Questa frattura geografica (per la prima volta nel cinema di Tsai, usciamo fuori dai confini taiwanesi) ne produce un’altra temporale: Che ora è laggiù? Il tempo dell’amore associato all’ora di Parigi diventa una vera e propria ossessione per Hsiao Kang, il quale cerca di sincronizzarsi con la ragazza e dunque con l’orario francese manomettendo tutti gli orologi che trova lungo il suo percorso, e vedendo i vecchi film della Nouvelle Vague, in particolare I quattrocento colpi, di cui Tsai mostra due sequenze: quella del furto della bottiglia di latte e quella della giostra. Una sincronizzazione che però risulta impossibile vista la distanza (fisica, mentale) che separa i due corpi ma soprattutto per i tempi, inevitabilmente diversi, che scandiscono le vite dell’uno e dell’altra. Così mentre Hsiao Kang trova nelle immagini truffauttiane (e nello sguardo del piccolo Antoine) una corrispondenza emozionale con il suo vissuto, Shiang Chyi incontra un Jean-Pierre Léaud invecchiato al cimitero; mentre a Taipei si elabora il lutto del padre, a Parigi il fantasma paterno appare nell’ultima sequenza, recuperando la valigia della ragazza e innescando il movimento (nient’affatto casuale) della ruota panoramica – riferimento visivo al moto rotatorio della giostra nella quale Antoine si faceva girare la testa, forse per trovare la strada giusta (come nota puntualmente Ghezzi), ma anche segno dell’incessante fluire del tempo e della Storia. Se Parigi è indiscutibilmente la terra dei morti (del cimitero, del fantasma del padre, della Nouvelle Vague in B/N) Taipei non è da meno, con il suo cinema prossimo alla chiusura e infestato dai fantasmi in Goodbye Dragon Inn. Qui ritorna nuovamente Miao Tien, già padre di Hsiao Kang in Rebels of Neon God, Il Fiume, The Hole, questa volta nelle duplici vesti di spettatore ed interprete di un vecchio film del maestro King Hu – Dragon Inn – proiettato per l’ultima volta. Il passato assume una connotazione ancora differente: continua ad essere una terra straniera come in Che ora è laggiù? luogo irraggiungibile, lontano fisicamente e culturalmente dai protagonisti, e, al contempo, spazio concreto, luogo di rovine, nel quale gli uomini possono specchiarsi e commuoversi nel ricordo del tempo che fu. Hsiao Kang diventa un proiezionista, ovvero l’agente attivo in grado di controllare il flusso visivo, di animare e gestire i ricordi, facendoli scorrere sullo schermo.

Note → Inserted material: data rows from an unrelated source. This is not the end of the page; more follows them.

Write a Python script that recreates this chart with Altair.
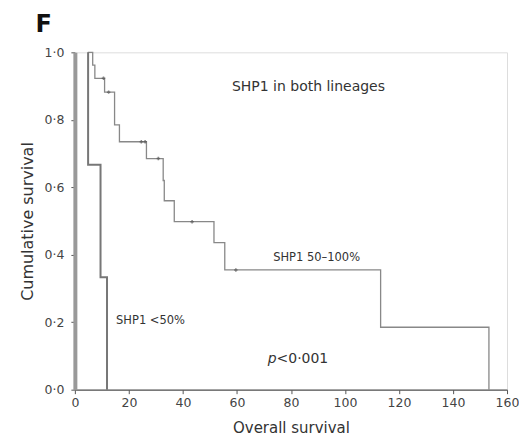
import altair as alt
import pandas as pd

# SHP1 50-100% Kaplan-Meier steps
hi_time = [4.8, 6.6, 7.4, 11.0, 14.7, 16.5, 26.5, 32.7, 33.1, 36.8, 51.5, 55.5, 113.2, 153.3]
hi_surv = [1.0, 0.962, 0.923, 0.882, 0.785, 0.735, 0.685, 0.62, 0.56, 0.498, 0.436, 0.355, 0.185, 0.0]
# censor marks on the SHP1 50-100% curve
cen_time = [10.6, 12.5, 24.6, 26.0, 30.9, 43.4, 59.6]
cen_surv = [0.923, 0.882, 0.735, 0.735, 0.685, 0.498, 0.355]
# SHP1 <50% steps
lo_time = [4.9, 4.9, 9.5, 11.9]
lo_surv = [1.0, 0.667, 0.333, 0.0]

x_ticks = [0, 20, 40, 60, 80, 100, 120, 140, 160]
y_ticks = [0.0, 0.2, 0.4, 0.6, 0.8, 1.0]

hi = pd.DataFrame({"t": hi_time, "s": hi_surv})
lo = pd.DataFrame({"t": lo_time, "s": lo_surv})
cen = pd.DataFrame({"t": cen_time, "s": cen_surv})

FONT = "DejaVu Sans"
xs = alt.Scale(domain=[0, 160], nice=False, zero=True)
ys = alt.Scale(domain=[0, 1], nice=False)

X = alt.X("t:Q", scale=xs, axis=alt.Axis(
    values=x_ticks, title="Overall survival", grid=False, labelFlush=False,
    domainColor="#555", domainWidth=1.2, tickColor="#555", tickSize=4,
    labelFont=FONT, labelFontSize=12.5, labelColor="#444", labelPadding=3,
    titleFont=FONT, titleFontSize=15, titleFontWeight="normal", titleColor="#333",
    titlePadding=11))
Y = alt.Y("s:Q", scale=ys, axis=alt.Axis(
    values=y_ticks, title="Cumulative survival", grid=False,
    domainColor="#999", domainWidth=4, tickColor="#555", tickSize=4,
    labelExpr="replace(format(datum.value, '.1f'), '.', '·')",
    labelFont=FONT, labelFontSize=12.5, labelColor="#444", labelPadding=7,
    titleFont=FONT, titleFontSize=16, titleFontWeight="normal", titleColor="#333",
    titlePadding=9))

hi_line = alt.Chart(hi).mark_line(interpolate="step-after", color="#888", strokeWidth=1.3).encode(x=X, y=Y)
lo_line = alt.Chart(lo).mark_line(interpolate="step-after", color="#777", strokeWidth=2).encode(x="t:Q", y="s:Q")
cens = alt.Chart(cen).mark_point(shape="M-1,0L1,0M0,-1L0,1", size=12, filled=False,
                                 color="#555", strokeWidth=1.5).encode(x="t:Q", y="s:Q")

ann = pd.DataFrame({
    "t": [86.5, 89.5, 28.0],
    "s": [0.897, 0.39, 0.205],
    "label": ["SHP1 in both lineages", "SHP1 50–100%", "SHP1 <50%"],
    "fs": [14, 11.5, 11.5],
})
ann_txt = alt.Chart(ann).mark_text(font=FONT, color="#333").encode(
    x="t:Q", y="s:Q", text="label:N", size=alt.Size("fs:Q", scale=None, legend=None))

pval = pd.DataFrame({"t": [78.0], "s": [0.09], "a": ["p"], "b": ["<0·001"]})
p_txt = alt.Chart(pval).mark_text(font=FONT, fontSize=14, fontStyle="italic", color="#333",
                                  align="right", dx=-9).encode(x="t:Q", y="s:Q", text="a:N")
p_txt2 = alt.Chart(pval).mark_text(font=FONT, fontSize=14, color="#333",
                                   align="left", dx=-9).encode(x="t:Q", y="s:Q", text="b:N")

panel = pd.DataFrame({"lab": ["F"]})
f_txt = alt.Chart(panel).mark_text(font=FONT, fontSize=24, fontWeight="bold", color="#111",
                                   align="right", baseline="alphabetic").encode(
    x=alt.value(-23), y=alt.value(-20), text="lab:N")

chart = alt.layer(hi_line, lo_line, cens, ann_txt, p_txt, p_txt2, f_txt).properties(
    width=433, height=338,
    autosize=alt.AutoSizeParams(type="none"),
    padding={"left": 67, "top": 44, "right": 12, "bottom": 47},
).configure_view(stroke=None).configure(background="white")

chart.save("out.html", embed_options={"renderer": "svg", "actions": False})
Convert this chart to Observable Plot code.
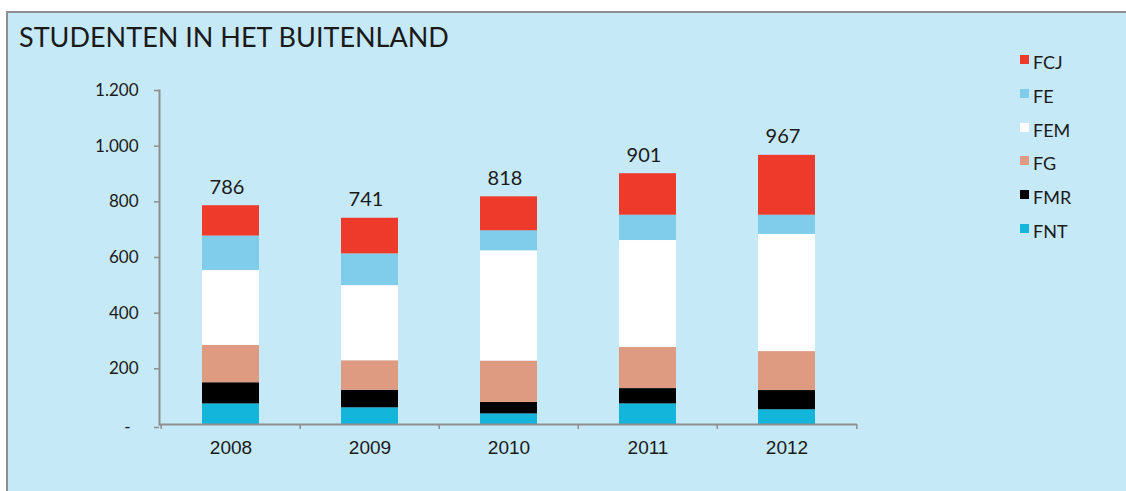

Il suo è in qualche modo un viaggio nella storia del suo paese (adottivo?) e insieme l’ultimo saluto ad una stagione e ad un’epoca irripetibile. Goodbye Dragon Inn mette in scena il momento in cui interviene il trauma, in cui si produce un cambiamento, nel quale prende forma quel particolare sentimento nostalgico del suo autore, che, riprendendo una felice formula Jamesoniana, si potrebbe definire del presente, perché rivolto al tempo che viviamo e che ci ricorda il nostro costante venir meno. Ogni film di Tsai mostra le rovine del progresso e della globalizzazione (e in questo senso la sua filmografia “funziona” come una puntuale istantanea dei cambiamenti intervenuti, nel corso degli anni, nella morfologia di Taipei e nella società taiwanese), ritornando sui vecchi set, inevitabilmente trasformati nel/dal tempo (come nel caso di The Skywalk is Gone, ambientato nello stesso luogo di Che ora è laggiù? che mette in scena la scomparsa del ponte, teatro dell’incontro tra i due protagonisti), ma soprattutto l’inafferrabilità del flusso temporale. Per quanti sforzi possano fare i suoi personaggi tutto cambia e tutto si trasforma. E a niente servono gli slanci musical di The Hole e Il gusto dell’anguria, così come la ricerca di un riparo in Vive L’amour o I Don’t Want to Sleep Alone; il tempo fa il suo corso erodendo i corpi e svilendo i sentimenti. E allora l’unica soluzione contro la morte, la solitudine e l’oblio resta la settima arte, con le sue immagini che si ricordano le “vite precedenti” (King Hu, Truffaut), con le sue storie, i suoi eroi, con i suoi fantasmi (Miao Tien, Jean-Pierre Léaud, Fanny Ardant, Nathalie Baye, Jeanne Moreau) chiamati ogni volta a celebrare il ricordo di chi non c’è più (come nel caso di Visage, dedicato alla madre di Tsai) e a partecipare a quella grande, forse ultima, Camera Verde truffauttiana che è il cinema di Tsai Ming-liang.